Parliament is the centre of political debate once again

This will do more to restore voter turnout than any amount of tinkering with methods of voting
Click to follow
The Independent Online

Whatever Michael Howard may or may not achieve for the Tory party's electoral fortunes, he already deserves last week's Spectator award for Parliamentarian of the Year on the basis of his first two appearances at the dispatch box as Leader of the Opposition. For the first time since Tony Blair became Prime Minister, Mr Howard has ensured that Parliament will once again become the centre of political debate.

This alone should do more to restore the reputation of Parliament and increase voter turnout than any amount of tinkering with methods of voting, parliamentary procedures, select committees and Prime Ministerial press conferences. If people feel that Parliament actually matters, they will take a greater interest in its affairs and who should be its representatives.

Watching Prime Minister's Questions since Mr Howard took over management of the Tory shop has been a whole new experience for political journalists. Mr Howard has restored the excitement, if not necessarily the dignity, of Parliament, and maybe he could even unwittingly help to restore the reputation of the Prime Minister, who will now be forced to treat Parliament with greater respect.
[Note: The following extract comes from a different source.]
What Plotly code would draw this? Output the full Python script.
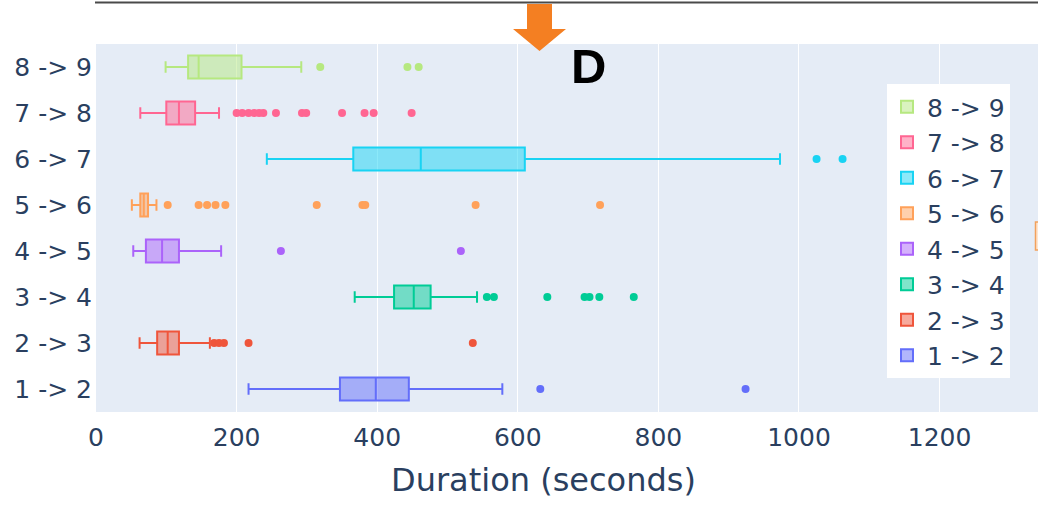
import plotly.graph_objects as go

# ---------------- data ----------------
categories = ["1 -> 2", "2 -> 3", "3 -> 4", "4 -> 5", "5 -> 6", "6 -> 7", "7 -> 8", "8 -> 9"]
colors = ["#636efa", "#EF553B", "#00cc96", "#ab63fa", "#FFA15A", "#19d3f3", "#FF6692", "#B6E880"]

lower_fence = [217, 62, 368, 53, 51, 243, 63, 99]
q1_values = [347, 87, 424, 71, 63, 366, 100, 131]
medians = [398, 102, 452, 94, 68, 462, 118, 146]
q3_values = [445, 118, 476, 118, 74, 610, 141, 207]
upper_fence = [578, 162, 542, 178, 86, 973, 175, 292]

outliers = [
    [632, 924],
    [168, 175, 182, 217, 536],
    [556, 566, 642, 695, 702, 716, 765],
    [263, 519],
    [102, 146, 158, 170, 184, 314, 379, 383, 540, 717],
    [1025, 1062],
    [200, 208, 217, 225, 232, 238, 256, 293, 299, 350, 382, 395, 449],
    [319, 443, 459],
]

x_ticks = [0, 200, 400, 600, 800, 1000, 1200]

# ---------------- layout helpers ----------------
W, H = 1038, 506
ML, MR, MT, MB = 96, 0, 44, 94
PW, PH = W - ML - MR, H - MT - MB
FONT = "DejaVu Sans"


def px2x(px):
    return (px - ML) / PW


def py2y(py):
    return 1 - (py - MT) / PH


fig = go.Figure()
for i, cat in enumerate(categories):
    fig.add_trace(go.Box(
        name=cat,
        y=[cat],
        x=[outliers[i]],
        q1=[q1_values[i]],
        median=[medians[i]],
        q3=[q3_values[i]],
        lowerfence=[lower_fence[i]],
        upperfence=[upper_fence[i]],
        orientation="h",
        boxpoints="outliers",
        width=0.5,
        line=dict(color=colors[i], width=2),
        marker=dict(color=colors[i], size=8),
    ))

# orange arrow (pixel outline converted to paper coords)
arrow_px = [(527, 4), (552, 4), (552, 29), (566, 29), (539.5, 51), (513, 29), (527, 29)]
path = "M " + " L ".join(f"{px2x(x):.5f},{py2y(y):.5f}" for x, y in arrow_px) + " Z"

shapes = [
    dict(type="line", xref="paper", yref="paper",
         x0=px2x(95), x1=px2x(1040), y0=py2y(2.5), y1=py2y(2.5),
         line=dict(color="#4a4a4a", width=2)),
    dict(type="path", xref="paper", yref="paper", path=path,
         fillcolor="#F47F22", line=dict(width=0)),
    dict(type="rect", xref="paper", yref="paper",
         x0=px2x(1035.5), x1=px2x(1042), y0=py2y(250), y1=py2y(222),
         fillcolor="#FFE6CF", line=dict(color="#F2A15C", width=1.5)),
]

annotations = [
    dict(text="<b>D</b>", xref="paper", yref="paper",
         x=px2x(588), y=py2y(66), xanchor="center", yanchor="middle",
         showarrow=False, font=dict(family="Liberation Sans, Arial", size=49, color="black")),
    dict(text="Duration (seconds)", xref="paper", yref="paper",
         x=px2x(543), y=py2y(480), xanchor="center", yanchor="middle",
         showarrow=False, font=dict(family=FONT, size=32, color="#2a3f5f")),
]

fig.update_layout(
    width=W, height=H,
    autosize=False,
    margin=dict(l=ML, r=MR, t=MT, b=MB, pad=0),
    paper_bgcolor="white",
    plot_bgcolor="#E5ECF6",
    font=dict(family=FONT, color="#2a3f5f"),
    boxmode="overlay",
    showlegend=True,
    legend=dict(
        x=px2x(887), y=py2y(84), xanchor="left", yanchor="top",
        bgcolor="white", traceorder="reversed",
        font=dict(family=FONT, size=25, color="#2a3f5f"),
        tracegroupgap=0,
    ),
    xaxis=dict(
        range=[0, 1340], tickvals=x_ticks, showgrid=True, gridcolor="white",
        gridwidth=1, zeroline=False, showline=False,
        tickfont=dict(family=FONT, size=25, color="#2a3f5f"),
        ticklabelstandoff=8,
    ),
    yaxis=dict(
        type="category", categoryorder="array", categoryarray=categories,
        range=[-0.5, 7.5], showgrid=False, zeroline=False,
        tickfont=dict(family=FONT, size=25, color="#2a3f5f"), ticklabelstandoff=3,
    ),
    shapes=shapes,
    annotations=annotations,
)

fig.write_html(
    "out.html",
    config={"responsive": False, "displayModeBar": False},
    post_script=(
        "document.body.style.margin='0';"
        "document.body.style.overflow='hidden';"
    ),
)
Yesterday, senior Labour, Liberal Democrat and Tory front-bench spokesmen finally got down to the serious business of negotiating out of the impasse between the Lords and Commons over the question of jury trials and foundation hospitals - initally angry at the prospect of handing a propaganda coup to Mr Howard, they finally, sensibly, came to an eleventh hour agreement. The consequence of Michael Howard's brinksmanship is that Mr Blair must now reckon with Parliament, just as every one of his predecessors - including Margaret Thatcher, with her huge majority - was eventually required to do.

An air of excited anticipation hangs over next Wednesday's Commons debate on the Queen's Speech, when both leaders will be tested in their speeches on the Government's programme for the forthcoming session. On too few occasions in recent years have we actually heard the main party leaders test their ideas and arguments in debate - as opposed to questions. And, if Mr Howard is to capitalise on mirroring Winston Churchill's smaller Shadow Cabinet, he might also consider leading from the front - as Churchill did - by taking more of the Opposition debates himself, forcing the Prime Minister to do likewise.

By restoring Parliament to the centre of debate, Mr Howard forces MPs on all sides to return both to the chamber and to the division lobbies. This week's votes on foundation hospitals brought a near 100 per cent turnout of Tory MPs - although on the crucial vote, which the Government won by only 17 votes, Michael Portillo was still unable to make it to the division lobby. Perhaps there is a case for relieving him of his irksome parliamentary duties by giving him an application form for the Chiltern Hundreds in order to get someone like Sir Malcolm Rifkind into the Commons primed for the general election. Kensington and Chelsea Tories could just about sustain the risk of a by-election.

But in general, there has been a welcome reassertion of the authority of the Opposition whips, who have previously found it difficult to persuade backbenchers to even turn up to speak - let alone vote. In the middle of President Bush's state visit, Mr Blair was forced to return to the Commons to cast his vote - while Mr Howard was setting an example to his troops by being present for a vote at 2am yesterday. By contrast, the Government whips and John Reid, the Health Secretary, had no arguments, save a pathetic appeal not to vote against the Government - in case it was defeated.

The Government is now finally reaping the whirlwind of its own large majority. In any previous Parliament of the last 50 years, a Prime Minister would have backed off - sometimes merely because of the threat of a defeat. Mr Blair is about to learn, belatedly, that he will have to listen to his backbenchers in a way he has never before contemplated. And heaven help him should he find himself leading a Government with a Commons majority in single - or even double - figures.

The new political landscape has not yet translated into opinion polls. For the time being, this continues to help Charles Kennedy. But he may yet have to refine subtly his greatest political asset - that he is the anti-politician. So far, in the one-sided Commons arena of the past few years, Mr Kennedy's tactics have worked well. But after the two recent titanic exchanges between Mr Blair and Mr Howard, there is a sense that Mr Kennedy is temporarily out of the game.

The forthcoming session is probably the last full legislative session before an expected general election in 2005. Next year's session would be severely truncated in the event of a dissolution. Most of next week's measures such as tuition fees and the removal of the remaining hereditary peers have already been widely trailed. Both of these are a far cry from the Labour manifesto of 2001, which promised that "we will not introduce top up fees" and, on the House of Lords, reform "to make it more representative and democratic". The Government is wary, however, about introducing another hunting bill after the current bill fell in the Lords. It is beginning to look as though the new session will run Mr Blair to earth.